Empresas de países 'hostis'
A Rússia criou nos últimos meses uma série de regulamentações para restringir os ativos de empresas ocidentais, em represália ao confisco de ativos russos no exterior.
Em alguns casos, houve grandes investidas. O Kremlin assumiu o controle da participação da cervejeira dinamarquesa Carlsberg em uma empresa russa e de uma filial russa da multinacional francesa Danone.
O mesmo aconteceu com duas empresas de energia – a finlandesa Fortum e a alemã Uniper.

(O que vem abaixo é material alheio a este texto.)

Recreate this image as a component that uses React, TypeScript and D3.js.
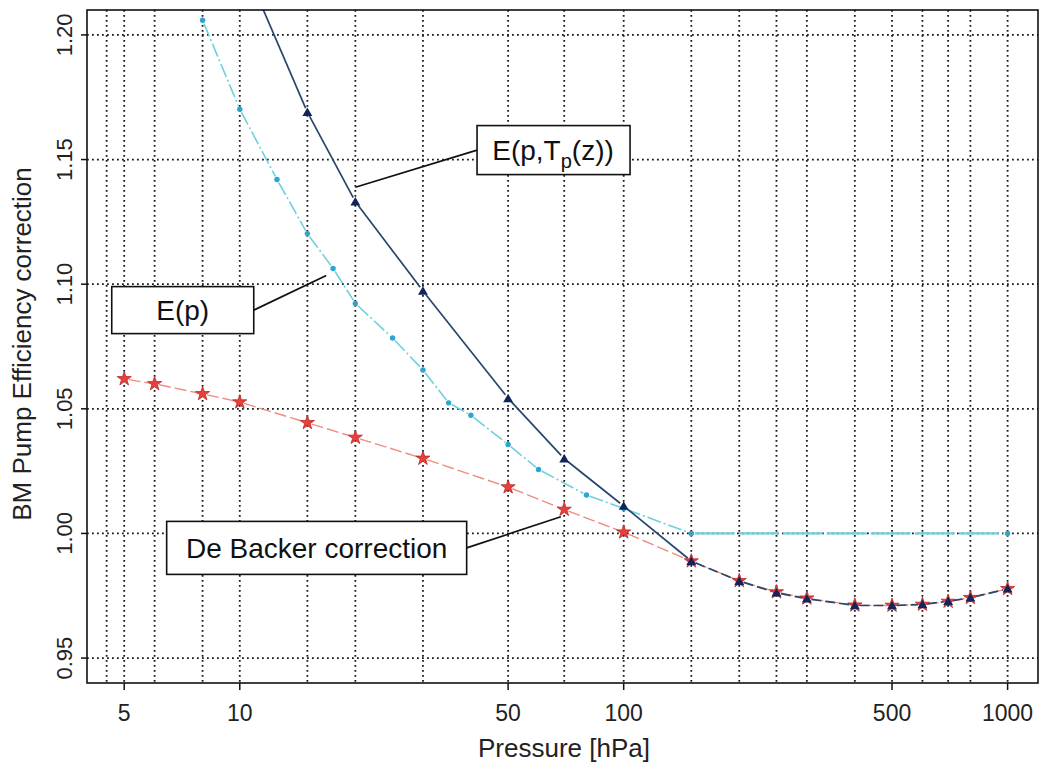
import React from "react";
import * as d3 from "d3";

// ---------- data ----------
const gridPressures = [4.5, 5, 6, 8, 10, 15, 20, 30, 50, 70, 100, 150, 200, 250, 300, 400, 500, 600, 700, 800, 1000];
const xTickValues = [5, 10, 50, 100, 500, 1000];
const yTickValues = [0.95, 1.0, 1.05, 1.1, 1.15, 1.2];

const deBackerP = [5, 6, 8, 10, 15, 20, 30, 50, 70, 100, 150, 200, 250, 300, 400, 500, 600, 700, 800, 1000];
const deBackerV = [1.062, 1.06, 1.056, 1.0527, 1.0444, 1.0385, 1.0301, 1.0186, 1.0096, 1.0005, 0.9889, 0.981, 0.9765, 0.974, 0.9712, 0.9711, 0.9715, 0.9727, 0.9742, 0.9778];

const eTpP = [10, 15, 20, 30, 50, 70, 100, 150, 200, 250, 300, 400, 500, 600, 700, 800, 1000];
const eTpV = [1.232, 1.169, 1.1331, 1.0973, 1.0542, 1.03, 1.011, 0.9889, 0.9809, 0.9762, 0.9738, 0.9711, 0.9711, 0.9715, 0.9728, 0.9742, 0.9778];

const ePP = [8, 10, 12.5, 15, 17.5, 20, 25, 30, 35, 40, 50, 60, 80, 100, 150, 1000];
const ePV = [1.2059, 1.1702, 1.142, 1.1203, 1.1063, 1.0923, 1.0784, 1.0656, 1.0524, 1.0474, 1.0357, 1.0257, 1.0154, 1.01, 1.0, 1.0];

// annotation anchors (data coordinates)
const labelEpT = { boxP: 41.5, boxV: 1.1538, tipP: 20, tipV: 1.1389 };
const labelEp = { boxP: 4.64, boxV: 1.0896, tipP: 16.8, tipV: 1.1035 };
const labelDB = { boxP: 6.45, boxV: 0.9942, tipP: 68.6, tipV: 1.0067 };

// ---------- layout ----------
const W = 1042;
const H = 763;
const M = { left: 87, right: 1038, top: 10, bottom: 683 };
const FONT = "'Liberation Sans', Arial, Helvetica, sans-serif";

const x = d3.scaleLog().domain([4, 1200]).range([M.left, M.right]);
const y = d3.scaleLinear().domain([0.94, 1.21]).range([M.bottom, M.top]);

function gappedSegments(ps: number[], vs: number[], gap: number) {
  const out: { x1: number; y1: number; x2: number; y2: number; p: number }[] = [];
  for (let i = 0; i < ps.length - 1; i++) {
    const x1 = x(ps[i]), y1 = y(vs[i]), x2 = x(ps[i + 1]), y2 = y(vs[i + 1]);
    const dx = x2 - x1, dy = y2 - y1;
    const len = Math.hypot(dx, dy);
    if (len <= 2 * gap) continue;
    const ux = dx / len, uy = dy / len;
    out.push({ x1: x1 + ux * gap, y1: y1 + uy * gap, x2: x2 - ux * gap, y2: y2 - uy * gap, p: ps[i] });
  }
  return out;
}

const starPath = d3.symbol(d3.symbolStar, 62)() as string;
const triPath = d3.symbol(d3.symbolTriangle, 42)() as string;

export default function App() {
  const redSegs = gappedSegments(deBackerP, deBackerV, 4.5);
  const cyanSegs = gappedSegments(ePP, ePV, 3.5);
  const navySegs = gappedSegments(eTpP, eTpV, 4.5);

  const gridStyle = { stroke: "#1a1a1a", strokeWidth: 1.8, strokeDasharray: "1.8,3.2" };

  const box = (cx: number, cy: number, w: number, h: number) => (
    <rect x={cx} y={cy - h / 2} width={w} height={h} fill="#fff" stroke="#111" strokeWidth={1.6} />
  );

  const ept = { bx: x(labelEpT.boxP), by: y(labelEpT.boxV), tx: x(labelEpT.tipP), ty: y(labelEpT.tipV) };
  const ep = { bx: x(labelEp.boxP), by: y(labelEp.boxV), tx: x(labelEp.tipP), ty: y(labelEp.tipV) };
  const db = { bx: x(labelDB.boxP), by: y(labelDB.boxV), tx: x(labelDB.tipP), ty: y(labelDB.tipV) };

  return (
    <svg width={W} height={H} style={{ position: "absolute", left: 0, top: 0, background: "#fff", display: "block" }} fontFamily={FONT}>
      <defs>
        <clipPath id="plot">
          <rect x={M.left} y={M.top} width={M.right - M.left} height={M.bottom - M.top} />
        </clipPath>
      </defs>
      <rect x={0} y={0} width={W} height={H} fill="#fff" />

      {/* grid */}
      <g clipPath="url(#plot)">
        {gridPressures.map((p) => (
          <line key={"gx" + p} x1={x(p)} x2={x(p)} y1={M.top} y2={M.bottom} {...gridStyle} />
        ))}
        {yTickValues.map((v) => (
          <line key={"gy" + v} x1={M.left} x2={M.right} y1={y(v)} y2={y(v)} {...gridStyle} />
        ))}
      </g>

      {/* lines */}
      <g clipPath="url(#plot)">
        {redSegs.map((s, i) => (
          <line key={"r" + i} x1={s.x1} y1={s.y1} x2={s.x2} y2={s.y2} stroke="#ef8c80" strokeWidth={1.4} strokeDasharray="12,4" />
        ))}
        {cyanSegs.map((s, i) => (
          <line key={"c" + i} x1={s.x1} y1={s.y1} x2={s.x2} y2={s.y2} stroke="#6fd0dc"
            strokeWidth={s.p >= 150 ? 2.2 : 1.6}
            strokeDasharray={s.p >= 150 ? "40,4" : "14,3,2,3"} />
        ))}
        {navySegs.map((s, i) => (
          <line key={"n" + i} x1={s.x1} y1={s.y1} x2={s.x2} y2={s.y2} stroke="#27466c" strokeWidth={1.7}
            strokeDasharray={s.p >= 150 ? "10,4" : undefined} />
        ))}
      </g>

      {/* markers */}
      <g clipPath="url(#plot)">
        {deBackerP.map((p, i) => (
          <path key={"rm" + p} d={starPath} transform={`translate(${x(p)},${y(deBackerV[i])})`} fill="#e8403a" stroke="#b52a2a" strokeWidth={0.8} />
        ))}
        {ePP.map((p, i) => (
          <circle key={"cm" + p} cx={x(p)} cy={y(ePV[i])} r={2.7} fill="#2aa6cf" />
        ))}
        {eTpP.map((p, i) => (
          <path key={"nm" + p} d={triPath} transform={`translate(${x(p)},${y(eTpV[i]) + 1})`} fill="#14245a" />
        ))}
      </g>

      {/* frame */}
      <rect x={M.left} y={M.top} width={M.right - M.left} height={M.bottom - M.top} fill="none" stroke="#111" strokeWidth={1.6} />

      {/* y axis */}
      {yTickValues.map((v) => (
        <g key={"yt" + v}>
          <line x1={M.left - 6} x2={M.left} y1={y(v)} y2={y(v)} stroke="#111" strokeWidth={1.5} />
          <text transform={`translate(72,${y(v)}) rotate(-90)`} textAnchor="middle" fontSize={22} fill="#222">
            {d3.format(".2f")(v)}
          </text>
        </g>
      ))}
      <text transform={`translate(31,344) rotate(-90)`} textAnchor="middle" fontSize={26} fill="#222">
        BM Pump Efficiency correction
      </text>

      {/* x axis */}
      {xTickValues.map((p) => (
        <g key={"xt" + p}>
          <line x1={x(p)} x2={x(p)} y1={M.bottom} y2={M.bottom + 7} stroke="#111" strokeWidth={1.5} />
          <text x={x(p)} y={721} textAnchor="middle" fontSize={23} fill="#222">
            {p}
          </text>
        </g>
      ))}
      <text x={564} y={757} textAnchor="middle" fontSize={26} fill="#222">
        Pressure [hPa]
      </text>

      {/* annotations */}
      <line x1={ept.tx} y1={ept.ty} x2={ept.bx} y2={ept.by} stroke="#111" strokeWidth={1.7} />
      {box(ept.bx, ept.by, 153, 49)}
      <text x={ept.bx + 76} y={ept.by + 10} textAnchor="middle" fontSize={28} fill="#111">
        <tspan>E(p,T</tspan>
        <tspan dy={8} fontSize={20}>p</tspan>
        <tspan dy={-8}>(z))</tspan>
      </text>

      <line x1={ep.tx} y1={ep.ty} x2={ep.bx + 142} y2={ep.by} stroke="#111" strokeWidth={1.7} />
      {box(ep.bx, ep.by, 142, 47)}
      <text x={ep.bx + 71} y={ep.by + 10} textAnchor="middle" fontSize={28} fill="#111">
        E(p)
      </text>

      <line x1={db.tx} y1={db.ty} x2={db.bx + 300} y2={db.by} stroke="#111" strokeWidth={1.7} />
      {box(db.bx, db.by, 300, 53)}
      <text x={db.bx + 150} y={db.by + 10} textAnchor="middle" fontSize={28} fill="#111">
        De Backer correction
      </text>
    </svg>
  );
}
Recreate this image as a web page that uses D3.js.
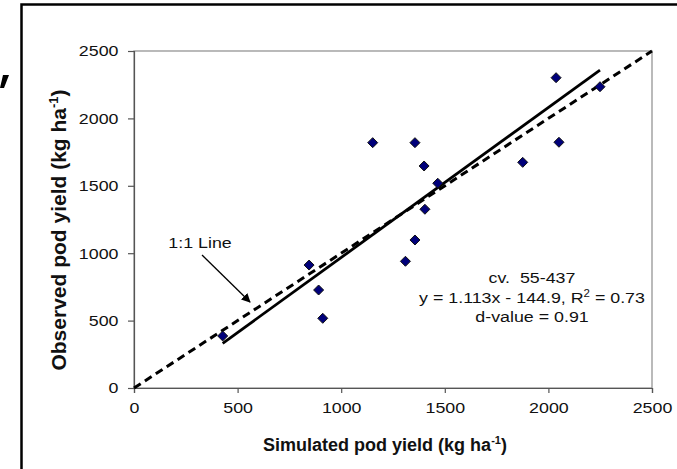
<!DOCTYPE html>
<meta charset="utf-8">
<script src="https://d3js.org/d3.v7.min.js"></script>
<style>
  body { margin: 0; background: #fff; }
  text { font-family: "Liberation Sans", Arial, sans-serif; white-space: pre; }
</style>
<div id="page"></div>
<script>

  // Data (simulated vs observed pod yield, kg/ha)
  var simulated = [428, 845, 891, 911, 1152, 1310, 1356, 1356, 1400, 1404, 1466, 1876, 2037, 2051, 2249];
  var observed  = [386, 912, 727, 517, 1820, 940, 1820, 1098, 1647, 1326, 1519, 1674, 2302, 1823, 2235];
  var tickValues = [0, 500, 1000, 1500, 2000, 2500];
  var slope = 1.113, intercept = -144.9;
  var fitRange = [428, 2249];
  var oneToOne = [0, 2500];

  var W = 677, H = 469;
  var margin = { top: 51, right: 25, bottom: 81, left: 134 };
  var stretch = 1.15;   // the picture's text is a bit wide

  var svg = d3.select("#page").append("svg")
    .attr("width", W)
    .attr("height", H);

  // outer frame (only top and left edges show)
  svg.append("path")
    .attr("d", "M21.5," + H + "V4.5H" + W)
    .attr("fill", "none")
    .attr("stroke", "#000")
    .attr("stroke-width", 2.5);

  // clipped glyph bit at the left edge
  svg.append("path")
    .attr("d", "M3,75 L9,75 L4,88 L0,88 Z")
    .attr("fill", "#000");

  var x = d3.scaleLinear().domain([0, 2500]).range([margin.left, W - margin.right]);
  var y = d3.scaleLinear().domain([0, 2500]).range([H - margin.bottom, margin.top]);

  // plot box
  svg.append("rect")
    .attr("x", x(0)).attr("y", y(2500))
    .attr("width", x(2500) - x(0))
    .attr("height", y(0) - y(2500))
    .attr("fill", "none")
    .attr("stroke", "#8c8c8c")
    .attr("stroke-width", 1.2);

  // axes
  var xAxis = svg.append("g")
    .attr("transform", "translate(0," + y(0) + ")")
    .call(d3.axisBottom(x).tickValues(tickValues).tickFormat(d3.format("d"))
      .tickSizeOuter(0).tickSize(5).tickPadding(9));
  var yAxis = svg.append("g")
    .attr("transform", "translate(" + x(0) + ",0)")
    .call(d3.axisLeft(y).tickValues(tickValues).tickFormat(d3.format("d"))
      .tickSizeOuter(0).tickSize(6).tickPadding(7.5));

  [xAxis, yAxis].forEach(function (g) {
    g.select(".domain").attr("stroke", "#555").attr("stroke-width", 1.2);
    g.selectAll(".tick line").attr("stroke", "#555").attr("stroke-width", 1.2);
    g.selectAll(".tick text")
      .attr("font-size", 15.5)
      .attr("font-family", "Liberation Sans, Arial, sans-serif")
      .attr("fill", "#111")
      .attr("transform", "scale(" + stretch + ",1)");
  });

  // 1:1 line
  svg.append("line")
    .attr("x1", x(oneToOne[0])).attr("y1", y(oneToOne[0]))
    .attr("x2", x(oneToOne[1])).attr("y2", y(oneToOne[1]))
    .attr("stroke", "#000")
    .attr("stroke-width", 3)
    .attr("stroke-dasharray", "8,5");

  // regression line
  svg.append("line")
    .attr("x1", x(fitRange[0])).attr("y1", y(slope * fitRange[0] + intercept))
    .attr("x2", x(fitRange[1])).attr("y2", y(slope * fitRange[1] + intercept))
    .attr("stroke", "#000")
    .attr("stroke-width", 2.8);

  // points
  var pts = simulated.map(function (s, i) { return { s: s, o: observed[i] }; });
  svg.selectAll("path.pt")
    .data(pts)
    .enter()
    .append("path")
    .attr("class", "pt")
    .attr("d", "M0,-5L5,0L0,5L-5,0Z")
    .attr("transform", function (d) { return "translate(" + x(d.s) + "," + y(d.o) + ")"; })
    .attr("fill", "#00007a")
    .attr("stroke", "#111")
    .attr("stroke-width", 1);

  // helper: stretched label centred at (cx, baseline)
  function label(cx, by, size) {
    return svg.append("g")
      .attr("transform", "translate(" + cx + "," + by + ") scale(" + stretch + ",1)")
      .append("text")
      .attr("text-anchor", "middle")
      .attr("font-size", size)
      .attr("fill", "#111");
  }

  // 1:1 label with arrow
  svg.append("defs").append("marker")
    .attr("id", "arrow")
    .attr("viewBox", "0 0 10 10")
    .attr("refX", 9).attr("refY", 5)
    .attr("markerWidth", 7).attr("markerHeight", 7)
    .attr("orient", "auto")
    .append("path")
    .attr("d", "M0,0L10,5L0,10Z")
    .attr("fill", "#000");

  label(200, 248, 15.5).text("1:1 Line");
  svg.append("line")
    .attr("x1", 202).attr("y1", 255)
    .attr("x2", 250).attr("y2", 302)
    .attr("stroke", "#000")
    .attr("stroke-width", 1.3)
    .attr("marker-end", "url(#arrow)");

  // equation box
  label(532, 283, 15.5).text("cv.  55-437");
  var l2 = label(532, 303, 15.5);
  l2.append("tspan").text("y = 1.113x - 144.9, R");
  l2.append("tspan").attr("font-size", 10).attr("dy", -6).text("2");
  l2.append("tspan").attr("dy", 6).text(" = 0.73");
  label(532, 322, 15.5).text("d-value = 0.91");

  // axis titles
  var xt = svg.append("text")
    .attr("x", 385).attr("y", 451)
    .attr("text-anchor", "middle")
    .attr("font-size", 18)
    .attr("font-weight", "bold")
    .attr("fill", "#111");
  xt.append("tspan").text("Simulated pod yield (kg ha");
  xt.append("tspan").attr("font-size", 11).attr("dy", -7).text("-1");
  xt.append("tspan").attr("dy", 7).text(")");

  var yt = svg.append("text")
    .attr("transform", "translate(66,230) rotate(-90)")
    .attr("text-anchor", "middle")
    .attr("font-size", 21)
    .attr("font-weight", "bold")
    .attr("fill", "#111");
  yt.append("tspan").text("Observed pod yield (kg ha");
  yt.append("tspan").attr("font-size", 13).attr("dy", -8).text("-1");
  yt.append("tspan").attr("dy", 8).text(")");

</script>
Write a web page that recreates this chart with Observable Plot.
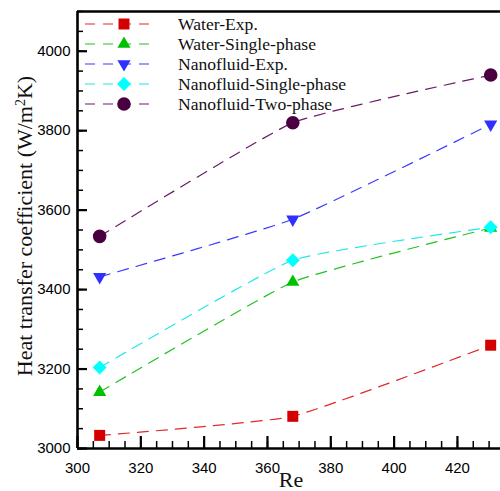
<!DOCTYPE html>
<html>
<head>
<meta charset="utf-8">
<script src="https://cdn.jsdelivr.net/npm/d3@7"></script>
<script src="https://cdn.jsdelivr.net/npm/@observablehq/plot@0.6"></script>
<style>
  html, body { margin: 0; padding: 0; background: #fff; }
  #chart { position: relative; width: 500px; height: 491px; overflow: hidden; }
</style>
</head>
<body>
<div id="chart"></div>
<script>
// ---- data ----
const re = [307, 368, 430.5];
const waterExp = [3033, 3081, 3260];
const waterSingle = [3142, 3419, 3555];
const nanoExp = [3432, 3577, 3816];
const nanoSingle = [3204, 3474, 3557];
const nanoTwo = [3534, 3820, 3940];
const seriesNames = ["Water-Exp.", "Water-Single-phase", "Nanofluid-Exp.", "Nanofluid-Single-phase", "Nanofluid-Two-phase"];
const seriesValues = [waterExp, waterSingle, nanoExp, nanoSingle, nanoTwo];
const xMajor = [300, 320, 340, 360, 380, 400, 420];
const yMajor = [3000, 3200, 3400, 3600, 3800, 4000];

// ---- styles ----
const lineColors = ["#e02a2a", "#22c022", "#3a3aff", "#22e8e8", "#6a1a6a"];
const markColors = ["#d40000", "#00c000", "#2f2fff", "#00ffff", "#4a0040"];
const triDown = {
  draw(ctx, size) {
    const s = Math.sqrt(size / (Math.sqrt(3) / 4));
    const ht = s * Math.sqrt(3) / 2;
    ctx.moveTo(-s / 2, -ht / 3);
    ctx.lineTo(s / 2, -ht / 3);
    ctx.lineTo(0, 2 * ht / 3);
    ctx.closePath();
  }
};
const triUp = {
  draw(ctx, size) {
    const s = Math.sqrt(size / (Math.sqrt(3) / 4));
    const ht = s * Math.sqrt(3) / 2;
    ctx.moveTo(-s / 2, ht / 3);
    ctx.lineTo(s / 2, ht / 3);
    ctx.lineTo(0, -2 * ht / 3);
    ctx.closePath();
  }
};
const symbols = ["square", triUp, triDown, "diamond2", "circle"];
const radii = [6.2, 4.9, 4.9, 6.3, 6.8];

const rows = [];
seriesNames.forEach((name, i) => {
  re.forEach((x, j) => rows.push({series: name, idx: i, re: x, h: seriesValues[i][j]}));
});

const serif = "'Liberation Serif', 'Times New Roman', serif";
const sans = "'Liberation Sans', Arial, sans-serif";

const marks = [];
seriesNames.forEach((name, i) => {
  const d = rows.filter(r => r.idx === i);
  marks.push(Plot.line(d, {x: "re", y: "h", stroke: lineColors[i], strokeWidth: 1.2, strokeDasharray: "11,8", curve: "cardinal", tension: 0.6}));
});
seriesNames.forEach((name, i) => {
  const d = rows.filter(r => r.idx === i);
  marks.push(Plot.dot(d, {x: "re", y: "h", fill: markColors[i], stroke: "none", symbol: () => symbols[i], r: radii[i]}));
});

const plot = Plot.plot({
  width: 500,
  height: 491,
  marginLeft: 77,
  marginTop: 11,
  marginRight: 0,
  marginBottom: 43,
  style: {background: "#fff", overflow: "visible"},
  x: {domain: [300, 433.6]},
  y: {domain: [3000, 4100]},
  symbol: {type: "identity"},
  marks: [
    ...marks,
    // minor ticks
    Plot.axisX({ticks: d3.range(300, 434, 5), tickSize: -7, text: null, label: null, strokeWidth: 1.5}),
    Plot.axisY({ticks: d3.range(3000, 4101, 50), tickSize: -6, text: null, label: null, strokeWidth: 1.5}),
    // major ticks
    Plot.axisX({ticks: xMajor, tickSize: -12, text: null, label: null, strokeWidth: 2.2}),
    Plot.axisY({ticks: yMajor, tickSize: -10, text: null, label: null, strokeWidth: 2.2}),
    // labels
    Plot.axisX({ticks: xMajor, tickSize: 0, tickPadding: 14, label: null, fontSize: 15, fontFamily: sans, tickFormat: d => String(d)}),
    Plot.axisY({ticks: yMajor, tickSize: 0, tickPadding: 7, label: null, fontSize: 15, fontFamily: sans, tickFormat: d => String(d)}),
    Plot.ruleX([300], {strokeWidth: 2.6}),
    Plot.ruleY([3000], {strokeWidth: 2.6}),
    Plot.ruleY([4100], {strokeWidth: 2.6})
  ]
});
plot.setAttribute("font-family", sans);
document.getElementById("chart").appendChild(plot);

// axis titles
const svg = d3.select(plot);
svg.append("text")
  .attr("x", 291).attr("y", 487)
  .attr("text-anchor", "middle")
  .attr("font-family", serif).attr("font-size", 22)
  .attr("fill", "#111")
  .text("Re");
const yt = svg.append("text")
  .attr("transform", "translate(32,226) rotate(-90)")
  .attr("text-anchor", "middle")
  .attr("font-family", serif).attr("font-size", 22)
  .attr("fill", "#111");
yt.append("tspan").text("Heat transfer coefficient (W/m");
yt.append("tspan").attr("baseline-shift", "super").attr("font-size", 14).text("2");
yt.append("tspan").text("K)");

// legend
const lg = svg.append("g").attr("text-anchor", "start");
const legendY = [24, 44, 64, 84, 104];
seriesNames.forEach((name, i) => {
  const y = legendY[i];
  lg.append("line").attr("x1", 85).attr("x2", 157).attr("y1", y).attr("y2", y)
    .attr("stroke", lineColors[i]).attr("stroke-width", 1.2).attr("stroke-dasharray", "10,8");
  const sym = typeof symbols[i] === "string"
    ? ({square: d3.symbolSquare, diamond2: d3.symbolDiamond2, circle: d3.symbolCircle})[symbols[i]]
    : symbols[i];
  lg.append("path").attr("transform", `translate(124,${y})`)
    .attr("d", d3.symbol(sym, radii[i] * radii[i] * Math.PI)())
    .attr("fill", markColors[i]);
  lg.append("text").attr("x", 178).attr("y", y).attr("dy", "0.35em")
    .attr("text-anchor", "start")
    .attr("font-family", serif).attr("font-size", 17.6).attr("fill", "#111")
    .text(name);
});
</script>
</body>
</html>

Em agosto, Putin promulgou uma lei que proíbe os investidores de países "hostis" de manterem participação nas principais empresas e bancos da Rússia, estabelecendo novos limites para as operações estrangeiras no país.
A lei não só limita os direitos dos investidores de países não alinhados com Moscou, mas também estabelece que suas ações podem ser distribuídas proporcionalmente entre os proprietários russos de cada empresa.
Com o aumento dos obstáculos para as multinacionais que tentarem sair do país vendendo suas filiais russas, muitas das grandes corporações que decidiram permanecer na Rússia depois do início da guerra podem agora sofrer prejuízos milionários.
Esses prejuízos podem trazer sérias consequências para os seus negócios – algo que, provavelmente, elas não previram quando decidiram permanecer no mercado russo, mesmo com a guerra.
Para essas empresas encurraladas, a possibilidade de repatriação dos lucros e sua saída do país permanece uma incógnita.